## Written instruction
Gather every line below where "this" appears.
** START OF Exercise materials **
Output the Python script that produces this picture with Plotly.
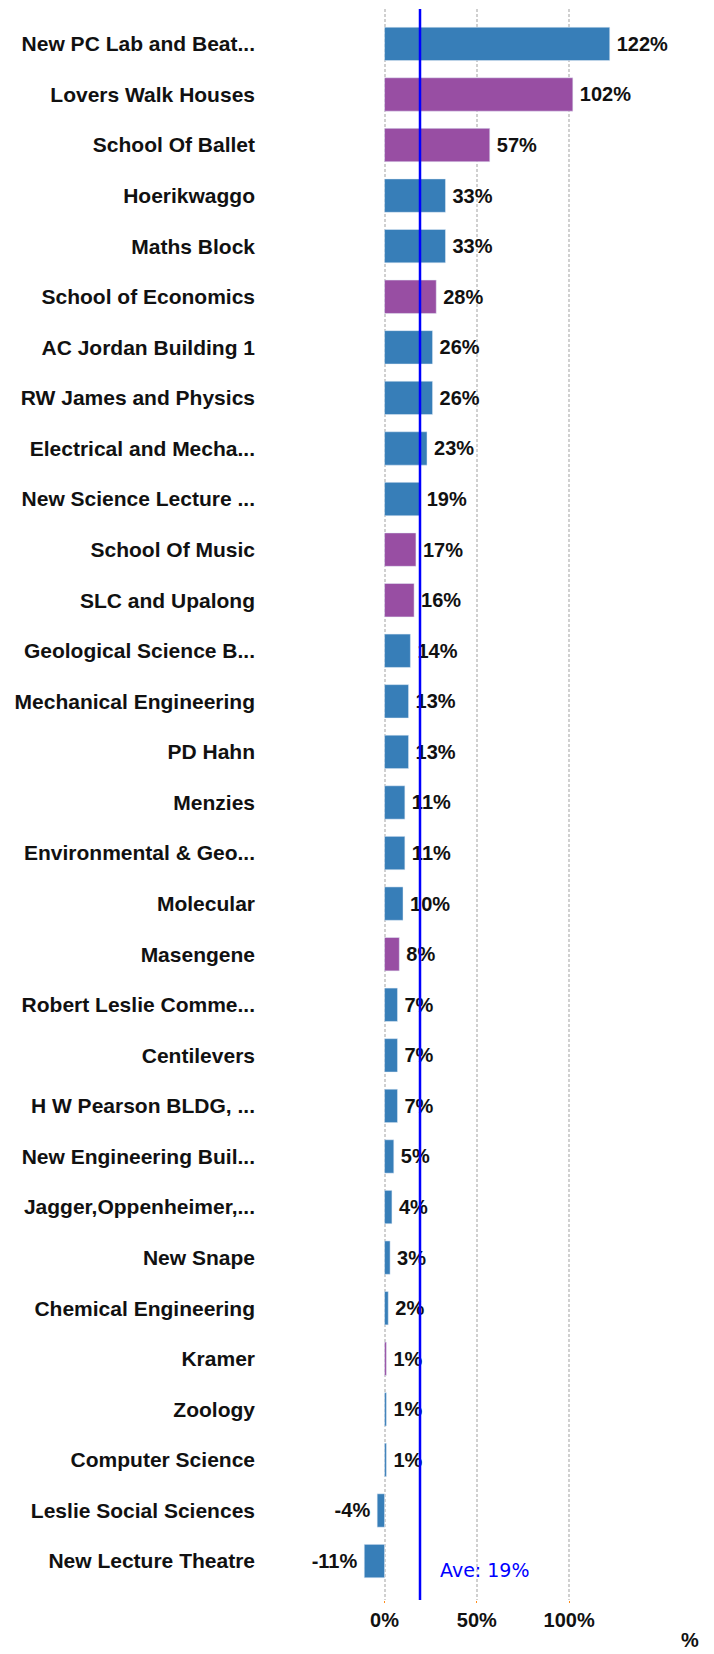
import plotly.graph_objects as go

# buildings, % change and group colour, top to bottom
buildings = ["New PC Lab and Beat...", "Lovers Walk Houses", "School Of Ballet", "Hoerikwaggo",
             "Maths Block", "School of Economics", "AC Jordan Building 1", "RW James and Physics",
             "Electrical and Mecha...", "New Science Lecture ...", "School Of Music", "SLC and Upalong",
             "Geological Science B...", "Mechanical Engineering", "PD Hahn", "Menzies",
             "Environmental & Geo...", "Molecular", "Masengene", "Robert Leslie Comme...",
             "Centilevers", "H W Pearson BLDG, ...", "New Engineering Buil...", "Jagger,Oppenheimer,...",
             "New Snape", "Chemical Engineering", "Kramer", "Zoology", "Computer Science",
             "Leslie Social Sciences", "New Lecture Theatre"]
change = [122, 102, 57, 33, 33, 28, 26, 26, 23, 19, 17, 16, 14, 13, 13, 11, 11, 10, 8, 7, 7, 7,
          5, 4, 3, 2, 1, 1, 1, -4, -11]
group = ["b", "p", "p", "b", "b", "p", "b", "b", "b", "b", "p", "p", "b", "b", "b", "b", "b", "b",
         "p", "b", "b", "b", "b", "b", "b", "b", "p", "b", "b", "b", "b"]
average = 19.2
x_ticks = [0, 50, 100]

colours = {"b": "#377eb8", "p": "#984ea3"}
bold = dict(family="Liberation Sans", color="#111111", weight="bold")

# thin space keeps the value label a little further from the bar end
labels = [f"\u2009{v}%" if v >= 0 else f"{v}%\u2009" for v in change]

fig = go.Figure()
fig.add_trace(go.Bar(
    y=buildings, x=change, orientation="h",
    marker_color=[colours[g] for g in group],
    width=0.66,
    text=labels, textposition="outside",
    textfont=dict(size=20, **bold),
    cliponaxis=False,
))

fig.add_shape(type="line", x0=average, x1=average, xref="x", y0=0, y1=1, yref="paper",
              line=dict(color="#0000ff", width=2.5), layer="above")
fig.add_annotation(x=average, y=0.0105, xref="x", yref="paper", xshift=18,
                   text=f"Ave: {round(average)}%", showarrow=False, xanchor="left",
                   font=dict(family="DejaVu Sans", size=19, color="#0000ff"))
fig.add_annotation(x=1, y=0, xref="paper", yref="paper", yshift=-40, xshift=1,
                   text="%", showarrow=False, xanchor="right", yanchor="middle",
                   font=dict(size=20, **bold))

# page body adds an 8px margin, so the figure is 8px smaller than the window
fig.update_layout(
    width=706, height=1646,
    margin=dict(l=254, r=14, t=1, b=54),
    plot_bgcolor="white", paper_bgcolor="white",
    showlegend=False,
)
fig.update_xaxes(
    range=[-66.4, 170.9], tickvals=x_ticks, ticktext=[f"{t}%" for t in x_ticks],
    showgrid=True, gridcolor="#d0d0d0", griddash="3px,2px", gridwidth=1.5,
    zeroline=False, showline=False, automargin=False,
    ticks="outside", ticklen=2, tickcolor="#ff8c1a",
    tickfont=dict(size=20, **bold),
)
fig.update_yaxes(
    range=[30.77, -0.69], showgrid=False, zeroline=False, showline=False, automargin=False,
    ticklabelstandoff=6,
    tickfont=dict(size=21, **bold),
)

fig.write_html("out.html")
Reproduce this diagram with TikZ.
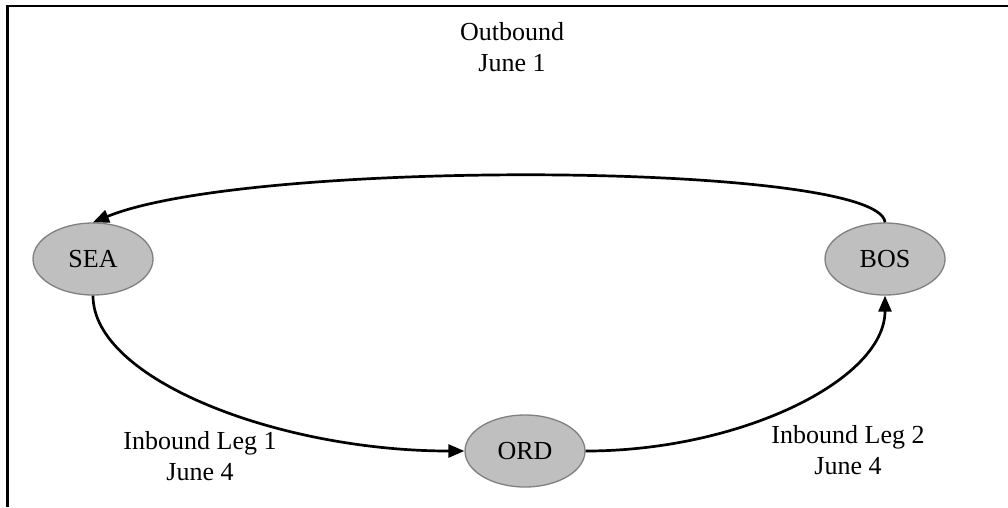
\documentclass[tikz,border=0pt]{standalone}
\usepackage{fontspec}
\setmainfont{Liberation Serif}
\usetikzlibrary{shapes.geometric,arrows.meta}
\tikzset{
  airport/.style={ellipse, draw=black!50, line width=1.3pt, fill=black!25,
    minimum width=120pt, minimum height=72pt, inner sep=0pt,
    font=\fontsize{26}{30}\selectfont},
  leg/.style={line width=2.7pt, -{Triangle[length=16pt,width=13pt]}},
  lbl/.style={align=center, font=\fontsize{26}{31}\selectfont, inner sep=0pt, anchor=base},
  frame/.style={line width=2.5pt}
}
\begin{document}
\begin{tikzpicture}[x=1pt,y=-1pt]
\useasboundingbox (0,0) rectangle (1008,507);
\draw[frame] (7.5,507) coordinate (fl) -- (7.5,6) coordinate (fc) -- (1008,6) coordinate (fr);
\node[airport] (SEA) at (93,259) {SEA};
\node[airport] (BOS) at (885,259) {BOS};
\node[airport] (ORD) at (525,451) {ORD};
\node[lbl] (out1) at (512,40) {Outbound};
\node[lbl] (out2) at (512,71) {June 1};
\node[lbl] (in11) at (200,449) {Inbound Leg 1};
\node[lbl] (in12) at (200,480) {June 4};
\node[lbl] (in21) at (848,443) {Inbound Leg 2};
\node[lbl] (in22) at (848,474) {June 4};
\draw[leg] (BOS.north) .. controls (880,162) and (250,158) .. (SEA.north);
\draw[leg] (SEA.south) .. controls (93,380) and (280,451) .. (ORD.west);
\draw[leg] (ORD.east) .. controls (740,451) and (885,380) .. (BOS.south);
\end{tikzpicture}
\end{document}
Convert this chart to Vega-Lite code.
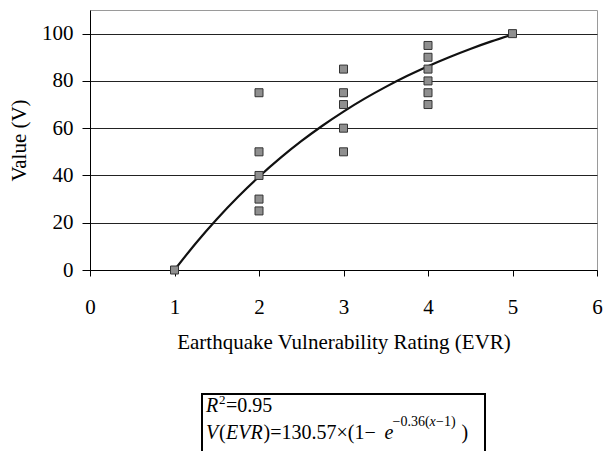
{
  "$schema": "https://vega.github.io/schema/vega-lite/v6.json",
  "background": "white",
  "padding": {"left": 8, "top": 9, "right": 1, "bottom": -4},
  "config": {
    "font": "Times New Roman, Liberation Serif, serif",
    "text": {"font": "Times New Roman, Liberation Serif, serif"},
    "axis": {
      "labelFont": "Times New Roman, Liberation Serif, serif",
      "titleFont": "Times New Roman, Liberation Serif, serif",
      "labelColor": "#000",
      "titleColor": "#000",
      "titleFontWeight": "normal",
      "domainColor": "#000",
      "tickColor": "#000",
      "domainWidth": 1,
      "tickWidth": 1
    }
  },
  "datasets": {
    "ratings": [
      {"evr": 1, "value": 0},
      {"evr": 2, "value": 75},
      {"evr": 2, "value": 50},
      {"evr": 2, "value": 40},
      {"evr": 2, "value": 30},
      {"evr": 2, "value": 25},
      {"evr": 3, "value": 85},
      {"evr": 3, "value": 75},
      {"evr": 3, "value": 70},
      {"evr": 3, "value": 60},
      {"evr": 3, "value": 50},
      {"evr": 4, "value": 95},
      {"evr": 4, "value": 90},
      {"evr": 4, "value": 85},
      {"evr": 4, "value": 80},
      {"evr": 4, "value": 75},
      {"evr": 4, "value": 70},
      {"evr": 5, "value": 100}
    ],
    "fitted": [
      {"evr": 1.0, "value": 0},
      {"evr": 1.25, "value": 11.24},
      {"evr": 1.5, "value": 21.51},
      {"evr": 1.75, "value": 30.9},
      {"evr": 2.0, "value": 39.47},
      {"evr": 2.25, "value": 47.31},
      {"evr": 2.5, "value": 54.48},
      {"evr": 2.75, "value": 61.03},
      {"evr": 3.0, "value": 67.02},
      {"evr": 3.25, "value": 72.49},
      {"evr": 3.5, "value": 77.48},
      {"evr": 3.75, "value": 82.05},
      {"evr": 4.0, "value": 86.23},
      {"evr": 4.25, "value": 90.04},
      {"evr": 4.5, "value": 93.53},
      {"evr": 4.75, "value": 96.72},
      {"evr": 5.0, "value": 99.63}
    ]
  },
  "vconcat": [
    {
      "width": 507,
      "height": 260,
      "view": {"stroke": "#9a9a9a", "strokeWidth": 1},
      "encoding": {
        "x": {
          "field": "evr",
          "type": "quantitative",
          "scale": {"domain": [0, 6], "nice": false, "zero": false},
          "axis": {
            "title": "Earthquake Vulnerability Rating (EVR)",
            "values": [0, 1, 2, 3, 4, 5, 6],
            "grid": false,
            "tickSize": 6,
            "labelPadding": 20,
            "labelFlush": false,
            "labelFontSize": 21,
            "titleFontSize": 21,
            "titlePadding": 14
          }
        },
        "y": {
          "field": "value",
          "type": "quantitative",
          "scale": {"domain": [0, 110], "nice": false},
          "axis": {
            "title": "Value (V)",
            "values": [0, 20, 40, 60, 80, 100],
            "grid": true,
            "gridColor": "#222",
            "gridWidth": 1,
            "gridOpacity": 1,
            "tickSize": 8,
            "labelPadding": 9,
            "labelFontSize": 21,
            "titleFontSize": 21,
            "titlePadding": 12
          }
        }
      },
      "layer": [
        {
          "data": {"name": "fitted"},
          "mark": {"type": "line", "color": "#111", "strokeWidth": 2.2, "interpolate": "monotone"}
        },
        {
          "data": {"name": "ratings"},
          "mark": {"type": "square", "size": 64, "filled": true, "fill": "#8f8f8f", "stroke": "#333", "strokeWidth": 1, "opacity": 1}
        }
      ]
    },
    {
      "width": 283,
      "height": 62,
      "view": {"stroke": "#000", "strokeWidth": 2},
      "data": {"values": [{"r2": 0.95, "a": 130.57, "b": 0.36}]},
      "layer": [
        {"mark": {"type": "text", "text": "R", "fontStyle": "italic", "fontSize": 20, "align": "left", "baseline": "alphabetic", "dx": -137.5, "dy": -13, "color": "#000"}, "encoding": {}},
        {"mark": {"type": "text", "text": "2", "fontSize": 13, "align": "left", "baseline": "alphabetic", "dx": -124.5, "dy": -21, "color": "#000"}, "encoding": {}},
        {"mark": {"type": "text", "text": "=0.95", "fontSize": 20, "align": "left", "baseline": "alphabetic", "dx": -117.5, "dy": -13, "color": "#000"}, "encoding": {}},
        {"mark": {"type": "text", "text": "V", "fontStyle": "italic", "fontSize": 20, "align": "left", "baseline": "alphabetic", "dx": -137.5, "dy": 14, "color": "#000"}, "encoding": {}},
        {"mark": {"type": "text", "text": "(", "fontSize": 20, "align": "left", "baseline": "alphabetic", "dx": -124.5, "dy": 14, "color": "#000"}, "encoding": {}},
        {"mark": {"type": "text", "text": "EVR", "fontStyle": "italic", "fontSize": 20, "align": "left", "baseline": "alphabetic", "dx": -117.5, "dy": 14, "color": "#000"}, "encoding": {}},
        {"mark": {"type": "text", "text": ")=130.57×(1−", "fontSize": 20, "align": "left", "baseline": "alphabetic", "dx": -80, "dy": 14, "color": "#000"}, "encoding": {}},
        {"mark": {"type": "text", "text": "e", "fontStyle": "italic", "fontSize": 20, "align": "left", "baseline": "alphabetic", "dx": 41, "dy": 14, "color": "#000"}, "encoding": {}},
        {"mark": {"type": "text", "text": "−0.36(", "fontSize": 14, "align": "left", "baseline": "alphabetic", "dx": 49, "dy": 1, "color": "#000"}, "encoding": {}},
        {"mark": {"type": "text", "text": "x", "fontStyle": "italic", "fontSize": 14, "align": "left", "baseline": "alphabetic", "dx": 86.1, "dy": 1, "color": "#000"}, "encoding": {}},
        {"mark": {"type": "text", "text": "−1)", "fontSize": 14, "align": "left", "baseline": "alphabetic", "dx": 92.5, "dy": 1, "color": "#000"}, "encoding": {}},
        {"mark": {"type": "text", "text": ")", "fontSize": 20, "align": "left", "baseline": "alphabetic", "dx": 118, "dy": 14, "color": "#000"}, "encoding": {}}
      ]
    }
  ],
  "spacing": 124,
  "bounds": "flush",
  "center": true
}
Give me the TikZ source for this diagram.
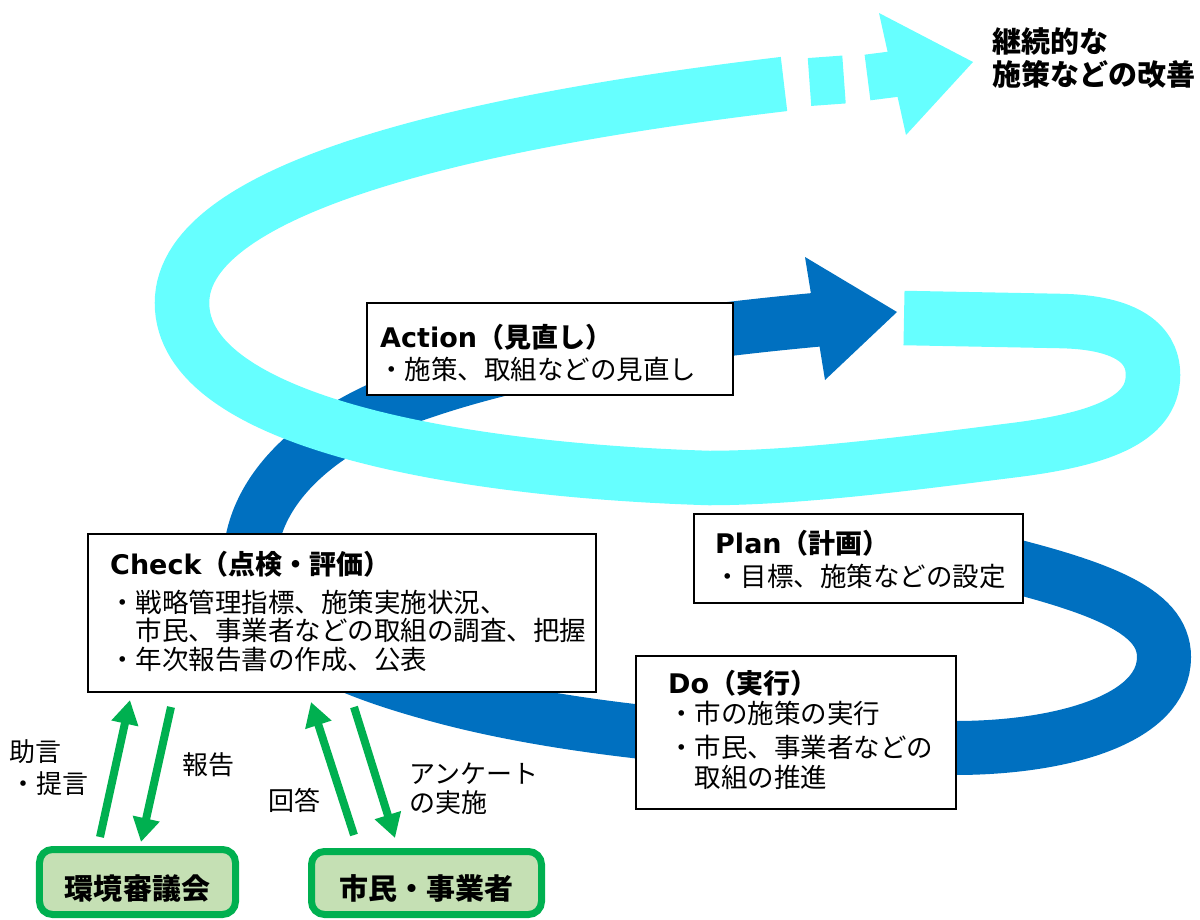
\documentclass[tikz,border=0pt]{standalone}
\usepackage{fontspec}
\setmainfont{Noto Sans CJK JP}
\newfontfamily\lat{DejaVu Sans}
\usetikzlibrary{arrows.meta}
\definecolor{bandblue}{HTML}{0070C0}
\definecolor{bandcyan}{HTML}{66FFFF}
\definecolor{grn}{HTML}{00B050}
\definecolor{grnfill}{HTML}{C5E0B4}
\begin{document}
\begin{tikzpicture}[x=1bp,y=-1bp,
  darkband/.style={draw=bandblue,line width=54bp},
  cyanband/.style={draw=bandcyan,line width=54.5bp},
  infobox/.style={draw=black,line width=2.2bp,fill=white,inner sep=0pt,outer sep=0pt,anchor=north west},
  txt/.style={anchor=base west,inner sep=0pt,font=\fontsize{26.5bp}{28bp}\selectfont},
  ttl/.style={anchor=base west,inner sep=0pt,font=\fontsize{27bp}{28bp}\selectfont\bfseries},
  lbl/.style={anchor=base west,inner sep=0pt,font=\fontsize{26bp}{28bp}\selectfont},
  gtxt/.style={anchor=base,inner sep=0pt,font=\fontsize{29bp}{30bp}\selectfont\bfseries},
  grnbox/.style={draw=grn,line width=7bp,fill=grnfill,rounded corners=13bp,inner sep=0pt},
  grnarrow/.style={draw=grn,line width=8bp,-{Triangle[width=26bp,length=24bp]}},
]
\useasboundingbox (0,0) rectangle (1200,920);

% dark blue PDCA band
\draw[darkband] (960,553) .. controls (1100,585) and (1164,610) .. (1164,657)
  .. controls (1164,720) and (1060,748) .. (955,748)
  .. controls (750,748) and (560,730) .. (430,693)
  .. controls (340,668) and (248,630) .. (250,560)
  .. controls (252,500) and (300,440) .. (400,400)
  .. controls (520,355) and (680,332) .. (825,319);
\fill[bandblue] (805,257) -- (897,312) -- (825,380) -- cycle;

% cyan continuous improvement band
\draw[cyanband] (904,318) -- (1060,321) .. controls (1120,322) and (1153,340) .. (1153,375)
  .. controls (1153,420) and (1100,440) .. (1007,451)
  .. controls (920,462) and (800,478) .. (709,478)
  .. controls (450,470) and (182,420) .. (182,303)
  .. controls (182,185) and (480,120) .. (784,84);
\draw[cyanband,line width=48bp] (809.5,82) -- (844,79.5);
\draw[cyanband,line width=46bp] (867.5,77.5) -- (895,74);
\fill[bandcyan] (879,13) -- (973,62) -- (906,135) -- cycle;

\node[ttl,font=\fontsize{29bp}{30bp}\selectfont\bfseries] (goal1) at (992,52) {継続的な};
\node[ttl,font=\fontsize{29bp}{30bp}\selectfont\bfseries] (goal2) at (992,85) {施策などの改善};

% boxes
\node[infobox,minimum width=366bp,minimum height=92bp] (action) at (367,303) {};
\node[ttl] (actT) at (380,347) {{\lat Action}（見直し）};
\node[txt] (act1) at (378,379) {・施策、取組などの見直し};

\node[infobox,minimum width=508bp,minimum height=158bp] (check) at (88,534) {};
\node[ttl] (chkT) at (110,574) {{\lat Check}（点検・評価）};
\node[txt] (chk1) at (109,612) {・戦略管理指標、施策実施状況、};
\node[txt] (chk2) at (135.5,640) {市民、事業者などの取組の調査、把握};
\node[txt] (chk3) at (109,669) {・年次報告書の作成、公表};

\node[infobox,minimum width=329bp,minimum height=89bp] (plan) at (694,514) {};
\node[ttl] (plnT) at (715,553) {{\lat Plan}（計画）};
\node[txt] (pln1) at (714,586) {・目標、施策などの設定};

\node[infobox,minimum width=320bp,minimum height=153bp] (do) at (636,656) {};
\node[ttl] (doT) at (668,693) {{\lat Do}（実行）};
\node[txt] (do1) at (668,723) {・市の施策の実行};
\node[txt] (do2) at (668,757) {・市民、事業者などの};
\node[txt] (do3) at (694.5,787) {取組の推進};

% green boxes
\node[grnbox,minimum width=196bp,minimum height=65bp] (kankyo) at (137.5,882) {};
\node[gtxt] (kankyoT) at (137.5,899) {環境審議会};
\node[grnbox,minimum width=230bp,minimum height=63bp] (shimin) at (426.5,883) {};
\node[gtxt] (shiminT) at (426.5,899) {市民・事業者};

% green arrows
\coordinate (a1s) at (100,837); \coordinate (a1e) at (130,700);
\coordinate (a2s) at (171,707); \coordinate (a2e) at (141,842);
\coordinate (a3s) at (354,835); \coordinate (a3e) at (311,702);
\coordinate (a4s) at (354,707); \coordinate (a4e) at (395,838);
\draw[grnarrow] (a1s) -- (a1e);
\draw[grnarrow] (a2s) -- (a2e);
\draw[grnarrow] (a3s) -- (a3e);
\draw[grnarrow] (a4s) -- (a4e);

\node[lbl] (l1) at (9,761) {助言};
\node[lbl] (l2) at (10,793) {・提言};
\node[lbl] (l3) at (182,774) {報告};
\node[lbl] (l4) at (268,810) {回答};
\node[lbl] (l5) at (409,783) {アンケート};
\node[lbl] (l6) at (409,812) {の実施};
\end{tikzpicture}
\end{document}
** END OF Exercise materials **
## Full response
Output the Python script that produces this picture with Plotly.
Reproduce this diagram with TikZ.
Convert this chart to Vega-Lite code.
Give me the TikZ source for this diagram.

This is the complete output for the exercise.